--- START Extracted records ---

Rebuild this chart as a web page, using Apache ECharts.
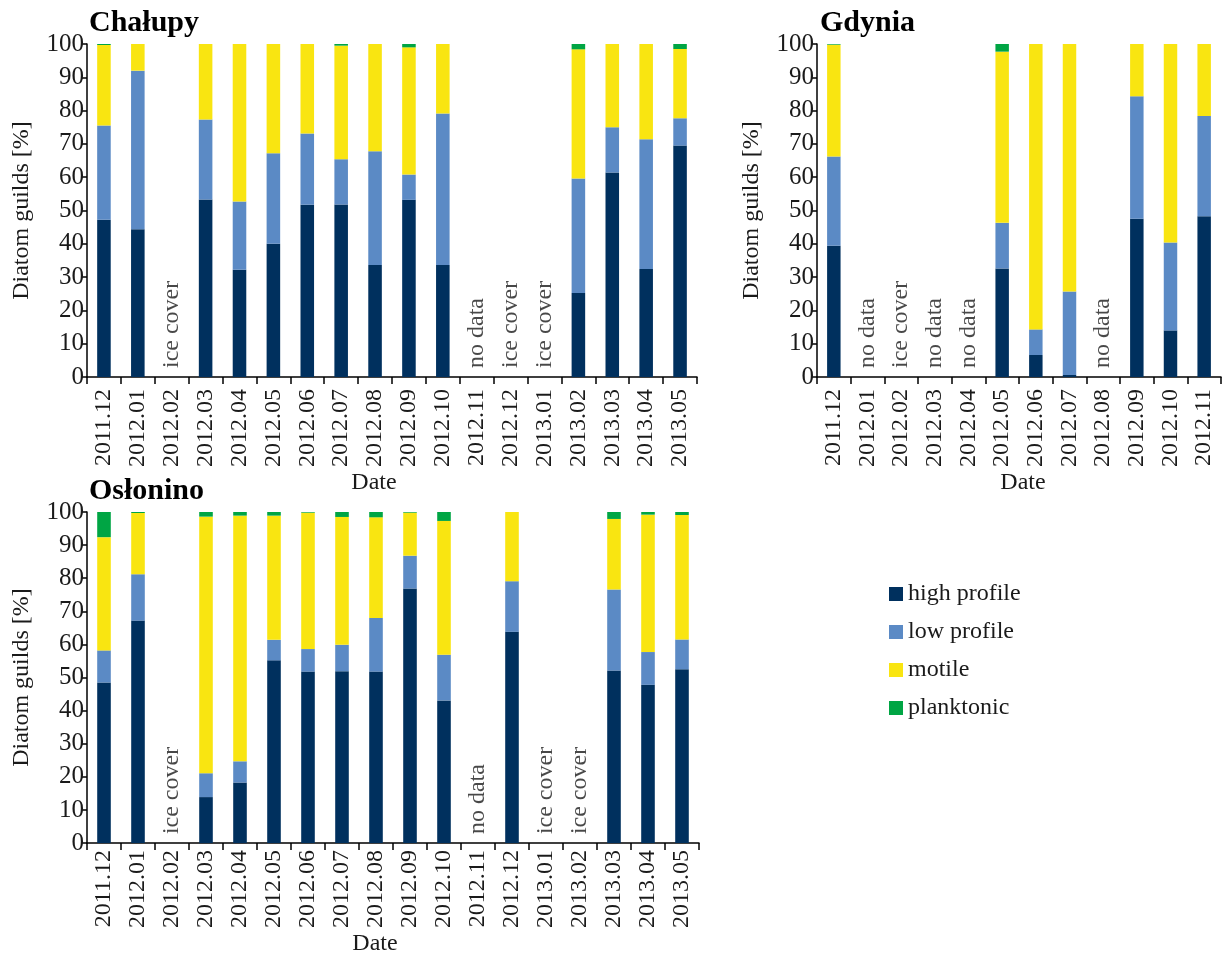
<!DOCTYPE html>
<html>
<head>
<meta charset="utf-8">
<script src="https://cdn.jsdelivr.net/npm/echarts@6/dist/echarts.min.js"></script>
<style>
html,body{margin:0;padding:0;background:#fff;}
#chart{width:1229px;height:957px;}
</style>
</head>
<body>
<div id="chart"></div>
<script>
// ---------- DATA ----------
const seriesNames = ['high profile', 'low profile', 'motile', 'planktonic'];

const chalupyCats = ['2011.12','2012.01','2012.02','2012.03','2012.04','2012.05','2012.06','2012.07','2012.08','2012.09','2012.10','2012.11','2012.12','2013.01','2013.02','2013.03','2013.04','2013.05'];
const chalupyHigh  = [47.2, 44.4, null, 53.3, 32.2, 40.0, 51.7, 51.8, 33.6, 53.2, 33.6, null, null, null, 25.2, 61.4, 32.4, 69.5];
const chalupyLow   = [28.3, 47.6, null, 24.0, 20.5, 27.2, 21.4, 13.6, 34.2, 7.6, 45.5, null, null, null, 34.4, 13.6, 39.0, 8.2];
const chalupyMot   = [24.2, 8.0, null, 22.7, 47.3, 32.8, 26.9, 34.1, 32.2, 38.2, 20.9, null, null, null, 38.8, 25.0, 28.6, 20.8];
const chalupyPlank = [0.3, 0, null, 0, 0, 0, 0, 0.5, 0, 1.0, 0, null, null, null, 1.6, 0, 0, 1.5];
const chalupyNotes = ['', '', 'ice cover', '', '', '', '', '', '', '', '', 'no data', 'ice cover', 'ice cover', '', '', '', ''];

const gdyniaCats = ['2011.12','2012.01','2012.02','2012.03','2012.04','2012.05','2012.06','2012.07','2012.08','2012.09','2012.10','2012.11'];
const gdyniaHigh  = [39.4, null, null, null, null, 32.6, 6.6, 0.6, null, 47.5, 14.0, 48.3];
const gdyniaLow   = [26.8, null, null, null, null, 13.7, 7.7, 25.1, null, 36.8, 26.4, 30.1];
const gdyniaMot   = [33.6, null, null, null, null, 51.4, 85.7, 74.3, null, 15.7, 59.6, 21.6];
const gdyniaPlank = [0.2, null, null, null, null, 2.3, 0, 0, null, 0, 0, 0];
const gdyniaNotes = ['', 'no data', 'ice cover', 'no data', 'no data', '', '', '', 'no data', '', '', ''];

const oslCats = ['2011.12','2012.01','2012.02','2012.03','2012.04','2012.05','2012.06','2012.07','2012.08','2012.09','2012.10','2012.11','2012.12','2013.01','2013.02','2013.03','2013.04','2013.05'];
const oslHigh  = [48.5, 67.2, null, 13.9, 18.3, 55.2, 51.8, 51.9, 51.8, 76.9, 43.1, null, 63.8, null, null, 52.1, 47.8, 52.5];
const oslLow   = [9.7, 14.0, null, 7.2, 6.4, 6.2, 6.8, 8.0, 16.2, 9.9, 13.8, null, 15.3, null, null, 24.5, 9.9, 9.0];
const oslMot   = [34.2, 18.5, null, 77.5, 74.2, 37.5, 41.2, 38.6, 30.4, 13.0, 40.4, null, 20.9, null, null, 21.3, 41.5, 37.6];
const oslPlank = [7.6, 0.3, null, 1.4, 1.1, 1.1, 0.2, 1.5, 1.6, 0.2, 2.7, null, 0, null, null, 2.1, 0.8, 0.9];
const oslNotes = ['', '', 'ice cover', '', '', '', '', '', '', '', '', 'no data', '', 'ice cover', 'ice cover', '', '', ''];

const yTicks = [0, 10, 20, 30, 40, 50, 60, 70, 80, 90, 100];

// ---------- STYLE ----------
const colors = ['#00305E', '#5B8AC5', '#F9E511', '#00A544'];
const FONT = '"Liberation Serif", "DejaVu Serif", serif';
const TXT = '#1a1a1a';

const panels = [
  {title: 'Chałupy', cats: chalupyCats, vals: [chalupyHigh, chalupyLow, chalupyMot, chalupyPlank], notes: chalupyNotes,
   grid: {left: 87, top: 44, width: 610, height: 333}, titlePos: {left: 84, top: 3},
   labelMargin: 12, nameGap: 94, namePad: [0, 36, 0, 0]},
  {title: 'Gdynia', cats: gdyniaCats, vals: [gdyniaHigh, gdyniaLow, gdyniaMot, gdyniaPlank], notes: gdyniaNotes,
   grid: {left: 817, top: 44, width: 404, height: 333}, titlePos: {left: 815, top: 3},
   labelMargin: 12, nameGap: 94, namePad: [0, 0, 0, 8]},
  {title: 'Osłonino', cats: oslCats, vals: [oslHigh, oslLow, oslMot, oslPlank], notes: oslNotes,
   grid: {left: 87, top: 512, width: 612, height: 333}, titlePos: {left: 84, top: 471},
   labelMargin: 7, nameGap: 88, namePad: [0, 36, 0, 0]}
];

const option = {
  backgroundColor: '#fff',
  animation: false,
  title: [],
  grid: [],
  xAxis: [],
  yAxis: [],
  series: [],
  legend: {
    data: seriesNames,
    orient: 'vertical',
    left: 884,
    top: 577,
    itemWidth: 14,
    itemHeight: 14,
    itemGap: 14,
    icon: 'rect',
    textStyle: {fontFamily: FONT, fontSize: 24, color: TXT, lineHeight: 24}
  }
};

panels.forEach((p, i) => {
  option.title.push({
    text: p.title, left: p.titlePos.left, top: p.titlePos.top,
    textStyle: {fontFamily: FONT, fontSize: 30, fontWeight: 'bold', color: '#000'}
  });
  option.grid.push(Object.assign({containLabel: false}, p.grid));
  option.xAxis.push({
    type: 'category', gridIndex: i, data: p.cats,
    name: 'Date', nameLocation: 'middle', nameGap: p.nameGap,
    nameTextStyle: {fontFamily: FONT, fontSize: 24, color: TXT, padding: p.namePad},
    axisLine: {lineStyle: {color: '#000', width: 1.5}},
    axisTick: {show: true, inside: false, length: 7, lineStyle: {color: '#000', width: 1.5}},
    axisLabel: {rotate: 90, interval: 0, margin: p.labelMargin, fontFamily: FONT, fontSize: 24, color: TXT},
    splitLine: {show: false}
  });
  option.yAxis.push({
    type: 'value', gridIndex: i, min: 0, max: 100, interval: 10,
    name: 'Diatom guilds [%]', nameLocation: 'middle', nameGap: 53,
    nameTextStyle: {fontFamily: FONT, fontSize: 24, color: TXT},
    axisLine: {show: true, lineStyle: {color: '#000', width: 1.5}},
    axisTick: {show: true, inside: false, length: 5, lineStyle: {color: '#000', width: 1.5}},
    axisLabel: {margin: 3, fontFamily: FONT, fontSize: 25, color: TXT,
      formatter: v => yTicks.indexOf(v) >= 0 ? String(v) : ''},
    splitLine: {show: false}
  });
  seriesNames.forEach((name, k) => {
    option.series.push({
      name: name, type: 'bar', stack: 'panel' + i,
      xAxisIndex: i, yAxisIndex: i,
      barWidth: '40%',
      itemStyle: {color: colors[k]},
      data: p.vals[k]
    });
  });
  option.series.push({
    name: 'notes' + i, type: 'scatter', xAxisIndex: i, yAxisIndex: i,
    symbolSize: 0, silent: true, z: 5,
    data: p.notes.map((n, j) => n ? {value: [j, 0], note: n} : null).filter(d => d),
    label: {
      show: true, position: 'top', distance: 9, rotate: 90,
      align: 'left', verticalAlign: 'middle',
      formatter: prm => prm.data.note,
      fontFamily: FONT, fontSize: 24, color: TXT
    }
  });
});

const chart = echarts.init(document.getElementById('chart'), null, {renderer: 'canvas'});
chart.setOption(option);
</script>
</body>
</html>
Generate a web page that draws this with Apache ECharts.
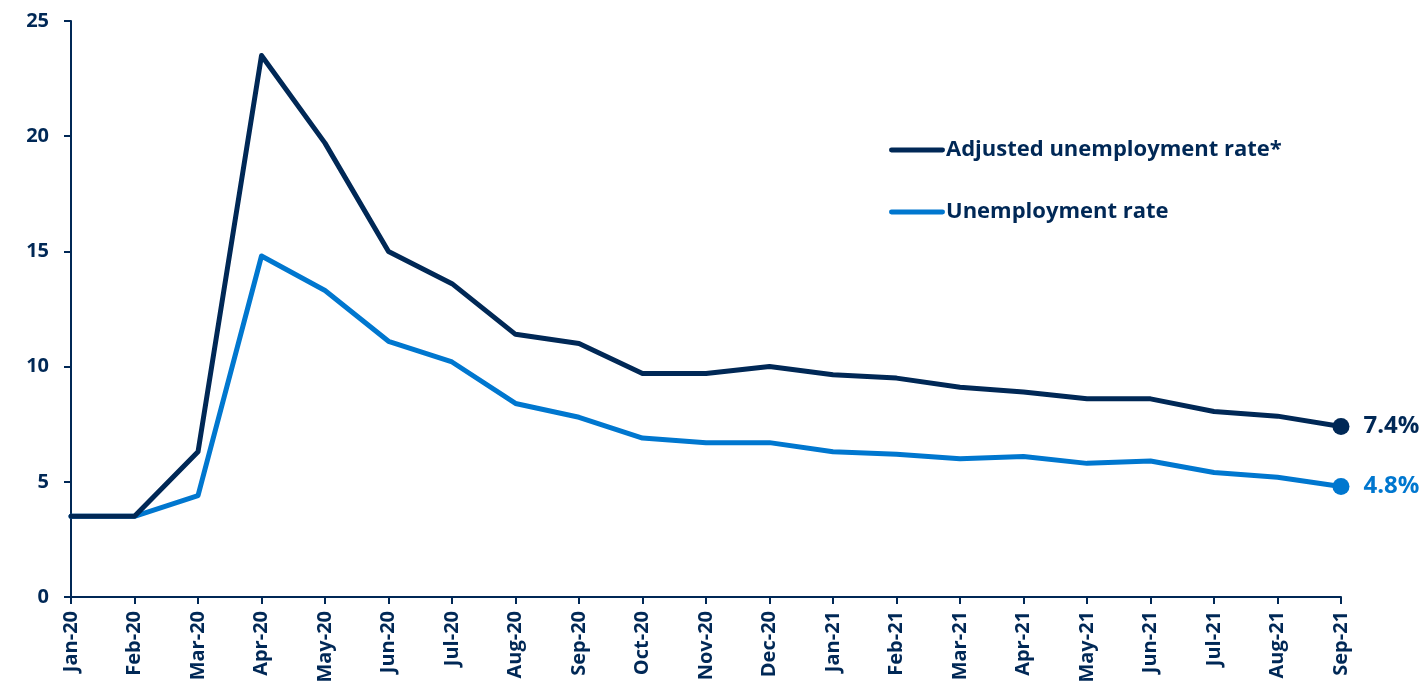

--- END Extracted records ---

Request:
Quote each entry above verbatim and drop the pictures.

Full response:
Rebuild this chart as a web page, using Apache ECharts.
<!DOCTYPE html>
<html>
<head>
<meta charset="utf-8">
<script src="https://cdn.jsdelivr.net/npm/echarts@6/dist/echarts.min.js"></script>
<style>
html,body{margin:0;padding:0;background:#fff;}
#chart{width:1229px;height:957px;}
</style>
</head>
<body>
<div id="chart"></div>
<script>
// ---------- DATA ----------
const seriesNames = ['high profile', 'low profile', 'motile', 'planktonic'];

const chalupyCats = ['2011.12','2012.01','2012.02','2012.03','2012.04','2012.05','2012.06','2012.07','2012.08','2012.09','2012.10','2012.11','2012.12','2013.01','2013.02','2013.03','2013.04','2013.05'];
const chalupyHigh  = [47.2, 44.4, null, 53.3, 32.2, 40.0, 51.7, 51.8, 33.6, 53.2, 33.6, null, null, null, 25.2, 61.4, 32.4, 69.5];
const chalupyLow   = [28.3, 47.6, null, 24.0, 20.5, 27.2, 21.4, 13.6, 34.2, 7.6, 45.5, null, null, null, 34.4, 13.6, 39.0, 8.2];
const chalupyMot   = [24.2, 8.0, null, 22.7, 47.3, 32.8, 26.9, 34.1, 32.2, 38.2, 20.9, null, null, null, 38.8, 25.0, 28.6, 20.8];
const chalupyPlank = [0.3, 0, null, 0, 0, 0, 0, 0.5, 0, 1.0, 0, null, null, null, 1.6, 0, 0, 1.5];
const chalupyNotes = ['', '', 'ice cover', '', '', '', '', '', '', '', '', 'no data', 'ice cover', 'ice cover', '', '', '', ''];

const gdyniaCats = ['2011.12','2012.01','2012.02','2012.03','2012.04','2012.05','2012.06','2012.07','2012.08','2012.09','2012.10','2012.11'];
const gdyniaHigh  = [39.4, null, null, null, null, 32.6, 6.6, 0.6, null, 47.5, 14.0, 48.3];
const gdyniaLow   = [26.8, null, null, null, null, 13.7, 7.7, 25.1, null, 36.8, 26.4, 30.1];
const gdyniaMot   = [33.6, null, null, null, null, 51.4, 85.7, 74.3, null, 15.7, 59.6, 21.6];
const gdyniaPlank = [0.2, null, null, null, null, 2.3, 0, 0, null, 0, 0, 0];
const gdyniaNotes = ['', 'no data', 'ice cover', 'no data', 'no data', '', '', '', 'no data', '', '', ''];

const oslCats = ['2011.12','2012.01','2012.02','2012.03','2012.04','2012.05','2012.06','2012.07','2012.08','2012.09','2012.10','2012.11','2012.12','2013.01','2013.02','2013.03','2013.04','2013.05'];
const oslHigh  = [48.5, 67.2, null, 13.9, 18.3, 55.2, 51.8, 51.9, 51.8, 76.9, 43.1, null, 63.8, null, null, 52.1, 47.8, 52.5];
const oslLow   = [9.7, 14.0, null, 7.2, 6.4, 6.2, 6.8, 8.0, 16.2, 9.9, 13.8, null, 15.3, null, null, 24.5, 9.9, 9.0];
const oslMot   = [34.2, 18.5, null, 77.5, 74.2, 37.5, 41.2, 38.6, 30.4, 13.0, 40.4, null, 20.9, null, null, 21.3, 41.5, 37.6];
const oslPlank = [7.6, 0.3, null, 1.4, 1.1, 1.1, 0.2, 1.5, 1.6, 0.2, 2.7, null, 0, null, null, 2.1, 0.8, 0.9];
const oslNotes = ['', '', 'ice cover', '', '', '', '', '', '', '', '', 'no data', '', 'ice cover', 'ice cover', '', '', ''];

const yTicks = [0, 10, 20, 30, 40, 50, 60, 70, 80, 90, 100];

// ---------- STYLE ----------
const colors = ['#00305E', '#5B8AC5', '#F9E511', '#00A544'];
const FONT = '"Liberation Serif", "DejaVu Serif", serif';
const TXT = '#1a1a1a';

const panels = [
  {title: 'Chałupy', cats: chalupyCats, vals: [chalupyHigh, chalupyLow, chalupyMot, chalupyPlank], notes: chalupyNotes,
   grid: {left: 87, top: 44, width: 610, height: 333}, titlePos: {left: 84, top: 3},
   labelMargin: 12, nameGap: 94, namePad: [0, 36, 0, 0]},
  {title: 'Gdynia', cats: gdyniaCats, vals: [gdyniaHigh, gdyniaLow, gdyniaMot, gdyniaPlank], notes: gdyniaNotes,
   grid: {left: 817, top: 44, width: 404, height: 333}, titlePos: {left: 815, top: 3},
   labelMargin: 12, nameGap: 94, namePad: [0, 0, 0, 8]},
  {title: 'Osłonino', cats: oslCats, vals: [oslHigh, oslLow, oslMot, oslPlank], notes: oslNotes,
   grid: {left: 87, top: 512, width: 612, height: 333}, titlePos: {left: 84, top: 471},
   labelMargin: 7, nameGap: 88, namePad: [0, 36, 0, 0]}
];

const option = {
  backgroundColor: '#fff',
  animation: false,
  title: [],
  grid: [],
  xAxis: [],
  yAxis: [],
  series: [],
  legend: {
    data: seriesNames,
    orient: 'vertical',
    left: 884,
    top: 577,
    itemWidth: 14,
    itemHeight: 14,
    itemGap: 14,
    icon: 'rect',
    textStyle: {fontFamily: FONT, fontSize: 24, color: TXT, lineHeight: 24}
  }
};

panels.forEach((p, i) => {
  option.title.push({
    text: p.title, left: p.titlePos.left, top: p.titlePos.top,
    textStyle: {fontFamily: FONT, fontSize: 30, fontWeight: 'bold', color: '#000'}
  });
  option.grid.push(Object.assign({containLabel: false}, p.grid));
  option.xAxis.push({
    type: 'category', gridIndex: i, data: p.cats,
    name: 'Date', nameLocation: 'middle', nameGap: p.nameGap,
    nameTextStyle: {fontFamily: FONT, fontSize: 24, color: TXT, padding: p.namePad},
    axisLine: {lineStyle: {color: '#000', width: 1.5}},
    axisTick: {show: true, inside: false, length: 7, lineStyle: {color: '#000', width: 1.5}},
    axisLabel: {rotate: 90, interval: 0, margin: p.labelMargin, fontFamily: FONT, fontSize: 24, color: TXT},
    splitLine: {show: false}
  });
  option.yAxis.push({
    type: 'value', gridIndex: i, min: 0, max: 100, interval: 10,
    name: 'Diatom guilds [%]', nameLocation: 'middle', nameGap: 53,
    nameTextStyle: {fontFamily: FONT, fontSize: 24, color: TXT},
    axisLine: {show: true, lineStyle: {color: '#000', width: 1.5}},
    axisTick: {show: true, inside: false, length: 5, lineStyle: {color: '#000', width: 1.5}},
    axisLabel: {margin: 3, fontFamily: FONT, fontSize: 25, color: TXT,
      formatter: v => yTicks.indexOf(v) >= 0 ? String(v) : ''},
    splitLine: {show: false}
  });
  seriesNames.forEach((name, k) => {
    option.series.push({
      name: name, type: 'bar', stack: 'panel' + i,
      xAxisIndex: i, yAxisIndex: i,
      barWidth: '40%',
      itemStyle: {color: colors[k]},
      data: p.vals[k]
    });
  });
  option.series.push({
    name: 'notes' + i, type: 'scatter', xAxisIndex: i, yAxisIndex: i,
    symbolSize: 0, silent: true, z: 5,
    data: p.notes.map((n, j) => n ? {value: [j, 0], note: n} : null).filter(d => d),
    label: {
      show: true, position: 'top', distance: 9, rotate: 90,
      align: 'left', verticalAlign: 'middle',
      formatter: prm => prm.data.note,
      fontFamily: FONT, fontSize: 24, color: TXT
    }
  });
});

const chart = echarts.init(document.getElementById('chart'), null, {renderer: 'canvas'});
chart.setOption(option);
</script>
</body>
</html>
Generate a web page that draws this with Apache ECharts.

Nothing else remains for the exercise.